9. Brief - Bei Manfalut (A)

17. Dezember
Wir haben in den letzten zwei Tagen keinen Hauch Wind gehabt und sind nur sehr wenig weitergekommen – etwa sechs oder sieben Meilen am Tag. Die Mitglieder unserer Besatzung haben keine sehr fähigen Körper. Heute hatten wir bei Sonnenaufgang eine Brise und fuhren am Morgen kühn unter den gewaltigen Klippen von Gebel Abu Fodde durch. Ich ging auf der anderen Seite an Land, wo die Mannschaft zum Frühstück anhielt, und sah den Scheich Jacob mit seinen Herden und Hirten nach Ägypten kommen – Trauben von Büffeln, Kamelen, Schafen mit braunen Hörnern und reichlich Eseln. Das war ein ganz neuer Anblick; in Ägypten vergißt man die Existenz von Ländern mit Viehzucht, „denn die Ägypter haben gegen alle Viehhirten eine große Abneigung“, so sehr ist das Land von Ackerbau geprägt.

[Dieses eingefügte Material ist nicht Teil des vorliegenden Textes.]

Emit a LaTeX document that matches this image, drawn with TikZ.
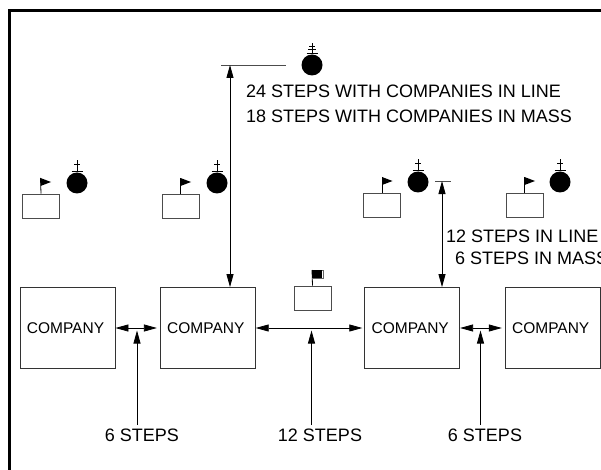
\documentclass[tikz,border=0pt]{standalone}
\usepackage{fontspec}
\setmainfont{Liberation Sans}
\usetikzlibrary{arrows.meta}
\tikzset{
  company/.style={rectangle, draw=black!80, line width=0.8pt, minimum width=95pt, minimum height=81pt,
             inner sep=0pt, font=\fontsize{15.5}{19}\selectfont, execute at end node={\hspace*{4pt}}},
  platoon/.style={rectangle, draw=black!70, line width=0.8pt, minimum width=37pt, minimum height=24pt, inner sep=0pt},
  leader/.style={circle, fill=black, minimum size=21pt, inner sep=0pt},
  staff/.style={line width=0.8pt, draw=black},
  flagtip/.style={fill=black},
  tick/.style={line width=0.7pt, draw=black!70},
  dist/.style={line width=0.8pt, draw=black, {Triangle[length=13pt,width=7pt]}-{Triangle[length=13pt,width=7pt]}},
  lead/.style={line width=0.8pt, draw=black, -{Triangle[length=13pt,width=7pt]}},
  steptext/.style={font=\fontsize{18}{21}\selectfont, inner sep=0pt},
}
\begin{document}
\begin{tikzpicture}[x=1pt, y=-1pt]
\useasboundingbox (0,0) rectangle (601,470);
\draw[line width=2.4pt] (9.5,470) -- (9.5,10.5) -- (601,10.5);
% companies
\node[company] (co1) at (67.5,328) {COMPANY};
\node[company] (co2) at (207.8,328) {COMPANY};
\node[company] (co3) at (412.2,328) {COMPANY};
\node[company] (co4) at (552.7,328) {COMPANY};
% guidons
\node[platoon] (pl1) at (41,206) {};
\node[platoon] (pl2) at (180.5,206) {};
\node[platoon] (pl3) at (382,205) {};
\node[platoon] (pl4) at (524.5,205) {};
\node[platoon] (pl5) at (312.5,298) {};
\draw[staff] (pl1.north) -- (40.5,178);
\fill[flagtip] (40.5,178) -- (51,182) -- (40.5,186) -- cycle;
\draw[staff] (pl2.north) -- (180.5,178);
\fill[flagtip] (180.5,178) -- (191,182) -- (180.5,186) -- cycle;
\draw[staff] (pl3.north) -- (382,177);
\fill[flagtip] (382,177) -- (392.5,181) -- (382,185) -- cycle;
\draw[staff] (pl4.north) -- (524.5,177);
\fill[flagtip] (524.5,177) -- (535,181) -- (524.5,185) -- cycle;
\draw[staff] (pl5.north) -- (312,270);
\draw[line width=0.6pt, draw=black!60, fill=white] (312,270) rectangle (323.5,278);
\fill[black] (311.5,269.5) rectangle (322,278);
% leaders
\node[leader] (ld1) at (77,183) {};
\node[leader] (ld2) at (217,183) {};
\node[leader] (ld3) at (418,182) {};
\node[leader] (ld4) at (560,182) {};
\node[leader] (ld5) at (312,65) {};
\draw[staff] (ld1.north) -- (77,160) (74,164) -- (80,164) (71.5,171) -- (82.5,171);
\draw[staff] (ld2.north) -- (217,160) (214,164) -- (220,164) (211.5,171) -- (222.5,171);
\draw[staff] (ld3.north) -- (418,159) (415,163) -- (421,163) (412.5,170) -- (423.5,170);
\draw[staff] (ld4.north) -- (560,159) (557,163) -- (563,163) (554.5,170) -- (565.5,170);
\draw[staff] (ld5.north) -- (312,43) (309,46) -- (315,46) (308,49.5) -- (316,49.5) (306.5,53) -- (317.5,53);
% depth
\coordinate (topl) at (221,65);
\coordinate (topr) at (286,65);
\coordinate (topa) at (230,65);
\coordinate (sidel) at (435,181);
\coordinate (sider) at (451,181);
\coordinate (sidea) at (442,181);
\draw[tick] (topl) -- (topr);
\draw[tick] (sidel) -- (sider);
\draw[dist] (topa) -- (topa |- co2.north);
\draw[dist] (sidea) -- (sidea |- co3.north);
\node[steptext, anchor=west] (dp1) at (246,91) {24 STEPS WITH COMPANIES IN LINE};
\node[steptext, anchor=west] (dp2) at (246,116) {18 STEPS WITH COMPANIES IN MASS};
\node[steptext, anchor=west] (dp3) at (446,236) {12 STEPS IN LINE};
\node[steptext, anchor=west] (dp4) at (455,258) {6 STEPS IN MASS};
% intervals
\draw[dist, shorten >=3pt] (co1.east) -- (co2.west);
\draw[dist, shorten >=2pt] (co2.east) -- (co3.west);
\draw[dist, shorten >=3pt] (co3.east) -- (co4.west);
\node[steptext] (iv1) at (142,435.5) {6 STEPS};
\node[steptext] (iv2) at (320,435.5) {12 STEPS};
\node[steptext] (iv3) at (485,435.5) {6 STEPS};
\coordinate (fr1) at (137,425);
\coordinate (to1) at (137,330.5);
\coordinate (fr2) at (311.5,425);
\coordinate (to2) at (311.5,330.5);
\coordinate (fr3) at (480.5,425);
\coordinate (to3) at (480.5,330.5);
\draw[lead] (fr1) -- (to1);
\draw[lead] (fr2) -- (to2);
\draw[lead] (fr3) -- (to3);
\end{tikzpicture}
\end{document}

Es war zwei Tage dicht bewölkt gewesen, aber nicht windig; die Seemänner wußten nicht, was sie davon halten sollten, sie hatten noch nie einen solchen Himmel ohne einen gleichzeitigen Schirokko gesehen. Schließlich brachte uns ein Nordwind tapfer durch die Meerenge von Gebel Abu Fodde, aber gegen Mittag, als der Fluß sich in Richtung Südwesten wand, war die Mannschaft gezwungen, zu rudern, bald wehte der Wind mit solcher Kraft, daß sie nicht gegen ihn ankamen. Wir gerieten in eine kleine Bucht, wo der Wirbel ein richtiger Strudel wurde. Fünf Mal versuchten wir, aus dieser Ecke herauszukommen, und fünf Mal wurden wir herumgewirbelt, bis wir es aufgeben mußten. Besonders provozierend fanden wir es, daß fünf Dahabiehs, die in der Mitte des Flusses blieben, an uns vorbeifuhren. Sie kamen dem Wind sehr nahe und bei einem begann das Segel zu flattern. Gegen drei Uhr wurde der Chamsin stärker; ein solcher Wind zerstörte vor sechs Jahren eine Karawane von 300 Kamelen, die Mohammed Ali gehörte. Es kam zu einem Sandsturm. Der Fluß schien auf den Kopf gestellt zu sein, als triebe der Grund oben, buchstäblich bedeckt vom Sandsturm der Wüste. Wir konnten das andere Ufer nicht sehen und wenn wir an Deck stehen konnten, was nicht oft der Fall war, bekamen wir sofort Sand in die Augen und ins Gesicht. Der Autor von The Critic, in dessen Werk die Themse nicht zwischen ihren Ufern fließt, kann sich nicht rühmen, diese Idee als erster gehabt zu haben, denn der Nil hat diesen Plan vorher erfunden, und heute floß er nicht inmitten seiner Ufer, sondern seine Ufer flossen in seiner Mitte.